◆ **WHAT IS EXPECTED**: Retype only what runs from the first line of the listing to the line holding "PROB_LAT_2, PROB_LAT_3, PROB_LAT_4];", both included. Do not retype the pictures.

◆ **DATASET EXCERPT**:

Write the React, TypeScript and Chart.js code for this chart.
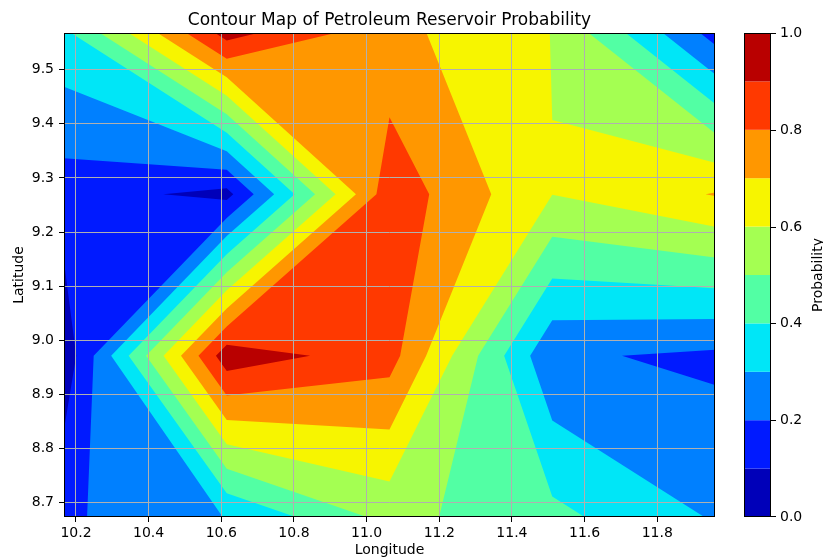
import React, { useEffect, useRef } from 'react';
import { Chart, registerables } from 'chart.js';

Chart.register(...registerables);

// Grid of the field (longitude columns, latitude rows)
const LONGITUDES = [10.167, 10.615, 11.063, 11.511, 11.959];
const LATITUDES = [8.673, 8.971, 9.27, 9.568];
// Probability values, one list per latitude row (south -> north), one value per longitude
const PROB_LAT_1 = [0.183, 0.303, 0.532, 0.427, 0.291];
const PROB_LAT_2 = [0.03, 0.962, 0.841, 0.215, 0.18];
const PROB_LAT_3 = [0.15, 0.068, 0.864, 0.6017, 0.706];
const PROB_LAT_4 = [0.375, 0.94, 0.73, 0.598, 0.16];
const PROBABILITY = [PROB_LAT_1, PROB_LAT_2, PROB_LAT_3, PROB_LAT_4];

const LEVELS = [0, 0.1, 0.2, 0.3, 0.4, 0.5, 0.6, 0.7, 0.8, 0.9, 1.0];
const BAND_COLORS = [
  'rgb(0,0,185)', 'rgb(0,26,255)', 'rgb(0,128,255)', 'rgb(0,230,247)', 'rgb(82,255,164)',
  'rgb(164,255,82)', 'rgb(247,245,0)', 'rgb(255,151,0)', 'rgb(255,57,0)', 'rgb(185,0,0)',
];
const X_TICKS = [10.2, 10.4, 10.6, 10.8, 11.0, 11.2, 11.4, 11.6, 11.8];
const Y_TICKS = [8.7, 8.8, 8.9, 9.0, 9.1, 9.2, 9.3, 9.4, 9.5];
const CB_TICKS = [0, 0.2, 0.4, 0.6, 0.8, 1.0];

const TITLE = 'Contour Map of Petroleum Reservoir Probability';
const X_LABEL = 'Longitude';
const Y_LABEL = 'Latitude';
const CB_LABEL = 'Probability';
const FONT = '"DejaVu Sans", sans-serif';

type Pt = [number, number];

// Region of a grid cell where value >= t (marching squares, straight segments,
// saddles resolved with the cell-centre mean, like matplotlib's contourf)
function regionAbove(xs: number[], ys: number[], vs: number[], t: number): Pt[][] {
  const high = vs.map((v) => v >= t);
  const n = high.filter(Boolean).length;
  if (n === 0) return [];
  const cross = (i: number, j: number): Pt => {
    const f = (t - vs[i]) / (vs[j] - vs[i]);
    return [xs[i] + f * (xs[j] - xs[i]), ys[i] + f * (ys[j] - ys[i])];
  };
  const saddle = n === 2 && high[0] === high[2] && high[1] === high[3];
  const centre = (vs[0] + vs[1] + vs[2] + vs[3]) / 4;
  if (saddle && centre < t) {
    const polys: Pt[][] = [];
    for (let i = 0; i < 4; i++) {
      if (!high[i]) continue;
      const p = (i + 3) % 4;
      const q = (i + 1) % 4;
      polys.push([cross(p, i), [xs[i], ys[i]], cross(i, q)]);
    }
    return polys;
  }
  const ring: Pt[] = [];
  for (let i = 0; i < 4; i++) {
    const j = (i + 1) % 4;
    if (high[i]) ring.push([xs[i], ys[i]]);
    if (high[i] !== high[j]) ring.push(cross(i, j));
  }
  return [ring];
}

const contourPlugin = {
  id: 'contourFill',
  beforeDraw(chart: any) {
    const { ctx, scales } = chart;
    const sx = scales.x;
    const sy = scales.y;
    ctx.save();
    for (let k = 0; k < BAND_COLORS.length; k++) {
      const t = LEVELS[k];
      ctx.beginPath();
      for (let r = 0; r < LATITUDES.length - 1; r++) {
        for (let c = 0; c < LONGITUDES.length - 1; c++) {
          const cx = [LONGITUDES[c], LONGITUDES[c + 1], LONGITUDES[c + 1], LONGITUDES[c]];
          const cy = [LATITUDES[r], LATITUDES[r], LATITUDES[r + 1], LATITUDES[r + 1]];
          const cv = [PROBABILITY[r][c], PROBABILITY[r][c + 1], PROBABILITY[r + 1][c + 1], PROBABILITY[r + 1][c]];
          for (const poly of regionAbove(cx, cy, cv, t)) {
            poly.forEach(([lon, lat], i) => {
              const px = sx.getPixelForValue(lon);
              const py = sy.getPixelForValue(lat);
              if (i === 0) ctx.moveTo(px, py);
              else ctx.lineTo(px, py);
            });
            ctx.closePath();
          }
        }
      }
      ctx.fillStyle = BAND_COLORS[k];
      ctx.fill();
    }
    ctx.restore();
  },
};

const decorPlugin = {
  id: 'decor',
  afterDraw(chart: any) {
    const { ctx, chartArea: a, scales } = chart;
    const cb = scales.cb;
    ctx.save();
    ctx.strokeStyle = '#000';
    ctx.lineWidth = 1;
    ctx.strokeRect(a.left + 0.5, a.top + 0.5, a.right - a.left - 1, a.bottom - a.top - 1);

    // colour bar
    const L = 744;
    const R = 771;
    for (let k = 0; k < BAND_COLORS.length; k++) {
      const yTop = cb.getPixelForValue(LEVELS[k + 1]);
      const yBot = cb.getPixelForValue(LEVELS[k]);
      ctx.fillStyle = BAND_COLORS[k];
      ctx.fillRect(L, yTop, R - L, yBot - yTop);
    }
    ctx.strokeRect(L + 0.5, a.top + 0.5, R - L - 1, a.bottom - a.top - 1);
    ctx.fillStyle = '#000';
    ctx.font = `14px ${FONT}`;
    ctx.textAlign = 'left';
    ctx.textBaseline = 'middle';
    CB_TICKS.forEach((v) => {
      const y = Math.round(cb.getPixelForValue(v));
      const yy = Math.min(Math.max(y, a.top), a.bottom - 1) + 0.5;
      ctx.beginPath();
      ctx.moveTo(R, yy);
      ctx.lineTo(R + 5, yy);
      ctx.stroke();
      ctx.fillText(v.toFixed(1), R + 9, y);
    });

    // title and axis labels
    ctx.textBaseline = 'alphabetic';
    ctx.textAlign = 'center';
    ctx.font = `17px ${FONT}`;
    ctx.fillText(TITLE, (a.left + a.right) / 2, 25);
    ctx.font = `14px ${FONT}`;
    ctx.fillText(X_LABEL, (a.left + a.right) / 2, 554);

    ctx.save();
    ctx.translate(23, (a.top + a.bottom) / 2);
    ctx.rotate(-Math.PI / 2);
    ctx.fillText(Y_LABEL, 0, 0);
    ctx.restore();

    ctx.save();
    ctx.translate(822, (a.top + a.bottom) / 2);
    ctx.rotate(-Math.PI / 2);
    ctx.fillText(CB_LABEL, 0, 0);
    ctx.restore();

    ctx.restore();
  },
};

export default function App() {
  const ref = useRef<HTMLCanvasElement>(null);
  useEffect(() => {
    const canvas = ref.current;
    if (!canvas) return;
    const gridCommon = {
      color: '#b0b0b0',
      lineWidth: 1,
      tickColor: '#000',
      tickLength: 5,
      drawTicks: true,
    };
    const chart = new Chart(canvas, {
      type: 'scatter',
      data: { datasets: [] },
      options: {
        animation: false,
        responsive: false,
        maintainAspectRatio: false,
        devicePixelRatio: 1,
        events: [],
        layout: { padding: { left: 0, top: 33, right: 108, bottom: 0 } },
        font: { family: FONT, size: 14 },
        plugins: {
          legend: { display: false },
          title: { display: false },
          tooltip: { enabled: false },
        },
        scales: {
          x: {
            type: 'linear',
            position: 'bottom',
            min: LONGITUDES[0],
            max: LONGITUDES[LONGITUDES.length - 1],
            grid: gridCommon,
            border: { display: false },
            ticks: {
              color: '#000',
              font: { family: FONT, size: 14 },
              padding: 3,
              autoSkip: false,
              maxRotation: 0,
              callback: (v: any) => Number(v).toFixed(1),
            },
            afterBuildTicks: (s: any) => {
              s.ticks = X_TICKS.map((value) => ({ value }));
            },
            afterFit: (s: any) => {
              s.height = 40;
            },
          },
          y: {
            type: 'linear',
            position: 'left',
            min: LATITUDES[0],
            max: LATITUDES[LATITUDES.length - 1],
            grid: gridCommon,
            border: { display: false },
            ticks: {
              color: '#000',
              font: { family: FONT, size: 14 },
              padding: 5,
              autoSkip: false,
              callback: (v: any) => Number(v).toFixed(1),
            },
            afterBuildTicks: (s: any) => {
              s.ticks = Y_TICKS.map((value) => ({ value }));
            },
            afterFit: (s: any) => {
              s.width = 64;
            },
          },
          cb: {
            type: 'linear',
            position: 'right',
            display: false,
            min: LEVELS[0],
            max: LEVELS[LEVELS.length - 1],
          },
        },
      } as any,
      plugins: [contourPlugin, decorPlugin],
    });
    return () => chart.destroy();
  }, []);
  return (
    <div style={{ position: 'absolute', left: 0, top: 0, width: 823, height: 557, background: '#fff' }}>
      <canvas ref={ref} width={823} height={557} style={{ width: 823, height: 557, display: 'block' }} />
    </div>
  );
}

◆ **COMPLETE OUTPUT**:
Write the React, TypeScript and Chart.js code for this chart.
import React, { useEffect, useRef } from 'react';
import { Chart, registerables } from 'chart.js';

Chart.register(...registerables);

// Grid of the field (longitude columns, latitude rows)
const LONGITUDES = [10.167, 10.615, 11.063, 11.511, 11.959];
const LATITUDES = [8.673, 8.971, 9.27, 9.568];
// Probability values, one list per latitude row (south -> north), one value per longitude
const PROB_LAT_1 = [0.183, 0.303, 0.532, 0.427, 0.291];
const PROB_LAT_2 = [0.03, 0.962, 0.841, 0.215, 0.18];
const PROB_LAT_3 = [0.15, 0.068, 0.864, 0.6017, 0.706];
const PROB_LAT_4 = [0.375, 0.94, 0.73, 0.598, 0.16];
const PROBABILITY = [PROB_LAT_1, PROB_LAT_2, PROB_LAT_3, PROB_LAT_4];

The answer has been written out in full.